■ **SET PROBLEM**:
From the entries below, list each line with "this".

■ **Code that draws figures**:
═══
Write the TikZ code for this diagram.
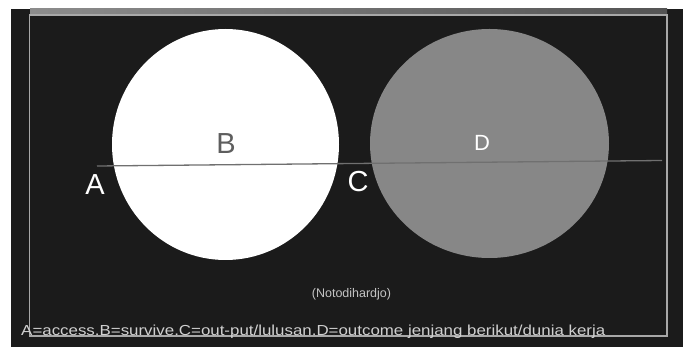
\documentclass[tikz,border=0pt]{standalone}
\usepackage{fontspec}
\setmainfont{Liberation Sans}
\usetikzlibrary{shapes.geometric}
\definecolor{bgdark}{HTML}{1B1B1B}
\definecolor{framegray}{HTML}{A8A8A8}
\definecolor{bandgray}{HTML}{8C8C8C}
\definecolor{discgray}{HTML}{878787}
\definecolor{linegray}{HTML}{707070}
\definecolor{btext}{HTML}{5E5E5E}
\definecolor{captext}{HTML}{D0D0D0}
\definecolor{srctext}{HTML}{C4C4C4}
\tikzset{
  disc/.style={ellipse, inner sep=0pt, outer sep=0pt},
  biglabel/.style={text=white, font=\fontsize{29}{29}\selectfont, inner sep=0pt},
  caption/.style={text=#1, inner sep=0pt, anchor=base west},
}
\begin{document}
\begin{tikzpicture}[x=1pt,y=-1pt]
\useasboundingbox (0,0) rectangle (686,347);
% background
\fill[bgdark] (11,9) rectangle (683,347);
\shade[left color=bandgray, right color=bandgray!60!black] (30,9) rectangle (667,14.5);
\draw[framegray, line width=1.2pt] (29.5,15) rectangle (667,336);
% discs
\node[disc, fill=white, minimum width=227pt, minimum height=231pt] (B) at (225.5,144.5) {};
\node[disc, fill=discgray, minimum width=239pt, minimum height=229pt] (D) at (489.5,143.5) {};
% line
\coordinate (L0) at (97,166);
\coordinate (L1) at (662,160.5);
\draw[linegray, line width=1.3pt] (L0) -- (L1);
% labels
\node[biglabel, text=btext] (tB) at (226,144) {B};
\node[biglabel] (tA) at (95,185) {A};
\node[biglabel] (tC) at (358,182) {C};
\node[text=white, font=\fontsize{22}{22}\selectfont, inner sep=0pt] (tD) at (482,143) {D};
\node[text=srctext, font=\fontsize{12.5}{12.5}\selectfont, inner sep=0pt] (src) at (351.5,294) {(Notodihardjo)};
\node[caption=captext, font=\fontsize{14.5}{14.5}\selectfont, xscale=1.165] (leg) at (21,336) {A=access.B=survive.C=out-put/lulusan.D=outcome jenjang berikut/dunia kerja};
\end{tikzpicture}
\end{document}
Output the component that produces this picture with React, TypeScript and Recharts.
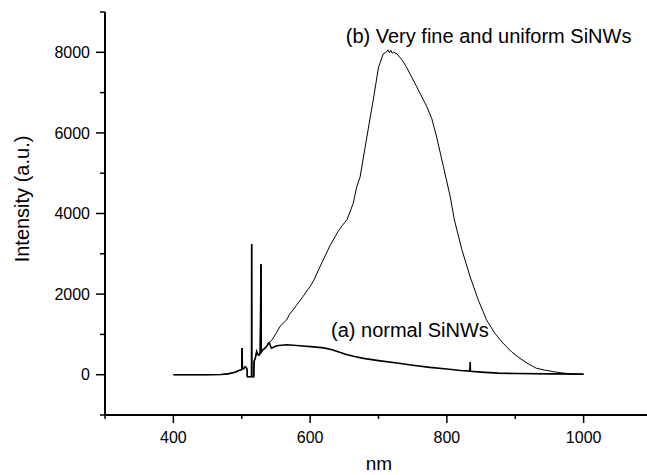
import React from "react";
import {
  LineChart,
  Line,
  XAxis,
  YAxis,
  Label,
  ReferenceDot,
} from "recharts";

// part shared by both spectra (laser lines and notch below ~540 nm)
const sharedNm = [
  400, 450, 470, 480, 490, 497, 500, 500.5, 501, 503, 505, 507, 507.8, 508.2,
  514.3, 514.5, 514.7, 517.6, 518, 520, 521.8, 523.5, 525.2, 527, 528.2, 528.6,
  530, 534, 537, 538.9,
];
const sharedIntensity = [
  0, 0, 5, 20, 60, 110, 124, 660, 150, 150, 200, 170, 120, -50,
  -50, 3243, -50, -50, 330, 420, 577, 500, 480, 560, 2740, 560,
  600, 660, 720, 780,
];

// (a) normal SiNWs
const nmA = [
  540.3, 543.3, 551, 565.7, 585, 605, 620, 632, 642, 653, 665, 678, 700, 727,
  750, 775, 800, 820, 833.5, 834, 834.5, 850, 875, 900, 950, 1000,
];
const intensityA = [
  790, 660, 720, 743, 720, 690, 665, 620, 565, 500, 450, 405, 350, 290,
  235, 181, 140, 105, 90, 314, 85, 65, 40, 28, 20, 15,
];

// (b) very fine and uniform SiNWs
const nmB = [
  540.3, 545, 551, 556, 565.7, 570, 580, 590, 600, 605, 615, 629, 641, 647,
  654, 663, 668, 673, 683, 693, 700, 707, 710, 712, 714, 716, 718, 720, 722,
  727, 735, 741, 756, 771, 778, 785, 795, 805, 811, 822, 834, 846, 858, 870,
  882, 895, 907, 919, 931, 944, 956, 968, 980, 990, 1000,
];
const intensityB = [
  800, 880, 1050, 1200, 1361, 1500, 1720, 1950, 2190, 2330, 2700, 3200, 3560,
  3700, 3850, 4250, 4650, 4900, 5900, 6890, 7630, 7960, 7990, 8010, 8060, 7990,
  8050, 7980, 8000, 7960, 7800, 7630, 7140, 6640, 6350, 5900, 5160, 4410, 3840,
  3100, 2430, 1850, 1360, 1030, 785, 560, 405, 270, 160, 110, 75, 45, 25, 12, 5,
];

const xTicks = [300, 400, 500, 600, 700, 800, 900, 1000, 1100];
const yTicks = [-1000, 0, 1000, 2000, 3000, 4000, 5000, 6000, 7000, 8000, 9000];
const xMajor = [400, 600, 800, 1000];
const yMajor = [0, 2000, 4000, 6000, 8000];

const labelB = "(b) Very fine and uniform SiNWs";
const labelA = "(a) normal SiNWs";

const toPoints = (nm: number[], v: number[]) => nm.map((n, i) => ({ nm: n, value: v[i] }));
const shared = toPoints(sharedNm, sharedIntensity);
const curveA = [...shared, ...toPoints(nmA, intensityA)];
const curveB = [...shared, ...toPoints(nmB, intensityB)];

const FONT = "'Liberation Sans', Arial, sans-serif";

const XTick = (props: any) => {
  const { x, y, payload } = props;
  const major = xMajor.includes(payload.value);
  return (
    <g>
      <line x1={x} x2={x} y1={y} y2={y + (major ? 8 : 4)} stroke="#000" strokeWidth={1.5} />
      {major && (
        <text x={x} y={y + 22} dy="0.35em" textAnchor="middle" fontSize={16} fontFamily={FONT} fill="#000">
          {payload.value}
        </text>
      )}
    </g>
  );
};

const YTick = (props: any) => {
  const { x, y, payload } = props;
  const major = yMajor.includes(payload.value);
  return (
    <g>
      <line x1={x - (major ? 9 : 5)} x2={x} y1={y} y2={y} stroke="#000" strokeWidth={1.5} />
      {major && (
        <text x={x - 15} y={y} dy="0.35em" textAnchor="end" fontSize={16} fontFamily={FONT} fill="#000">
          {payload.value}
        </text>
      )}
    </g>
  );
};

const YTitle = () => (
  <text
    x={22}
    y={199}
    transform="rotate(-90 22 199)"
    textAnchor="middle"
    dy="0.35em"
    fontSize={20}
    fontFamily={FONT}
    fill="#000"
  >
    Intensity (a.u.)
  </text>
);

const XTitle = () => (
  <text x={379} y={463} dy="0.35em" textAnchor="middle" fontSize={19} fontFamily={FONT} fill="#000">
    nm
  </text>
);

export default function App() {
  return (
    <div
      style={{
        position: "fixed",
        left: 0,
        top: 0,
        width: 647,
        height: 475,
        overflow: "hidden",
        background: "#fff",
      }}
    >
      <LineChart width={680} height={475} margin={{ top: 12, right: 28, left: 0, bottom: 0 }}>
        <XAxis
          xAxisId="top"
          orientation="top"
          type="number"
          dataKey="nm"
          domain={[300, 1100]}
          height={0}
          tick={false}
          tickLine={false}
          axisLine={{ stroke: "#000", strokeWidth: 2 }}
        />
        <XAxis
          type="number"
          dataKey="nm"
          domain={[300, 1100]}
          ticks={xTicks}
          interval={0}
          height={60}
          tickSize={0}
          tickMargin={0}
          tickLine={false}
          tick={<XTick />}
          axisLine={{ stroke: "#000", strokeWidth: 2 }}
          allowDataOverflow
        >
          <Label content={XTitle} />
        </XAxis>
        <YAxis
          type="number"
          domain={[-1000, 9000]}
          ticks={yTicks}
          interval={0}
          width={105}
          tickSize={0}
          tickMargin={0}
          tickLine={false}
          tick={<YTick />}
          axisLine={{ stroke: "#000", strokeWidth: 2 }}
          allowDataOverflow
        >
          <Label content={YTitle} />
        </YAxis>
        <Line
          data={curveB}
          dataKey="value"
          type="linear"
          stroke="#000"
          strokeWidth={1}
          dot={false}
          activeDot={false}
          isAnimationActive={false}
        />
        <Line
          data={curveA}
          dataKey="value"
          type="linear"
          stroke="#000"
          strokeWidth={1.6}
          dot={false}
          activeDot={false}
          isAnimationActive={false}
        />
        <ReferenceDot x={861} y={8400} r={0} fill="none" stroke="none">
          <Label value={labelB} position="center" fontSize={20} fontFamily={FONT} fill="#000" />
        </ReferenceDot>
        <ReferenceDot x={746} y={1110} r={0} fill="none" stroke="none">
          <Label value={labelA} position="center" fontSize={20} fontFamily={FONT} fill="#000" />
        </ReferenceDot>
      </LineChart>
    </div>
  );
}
═══
■ **ANSWER TO THE PROBLEM**:
Write the TikZ code for this diagram.
Output the component that produces this picture with React, TypeScript and Recharts.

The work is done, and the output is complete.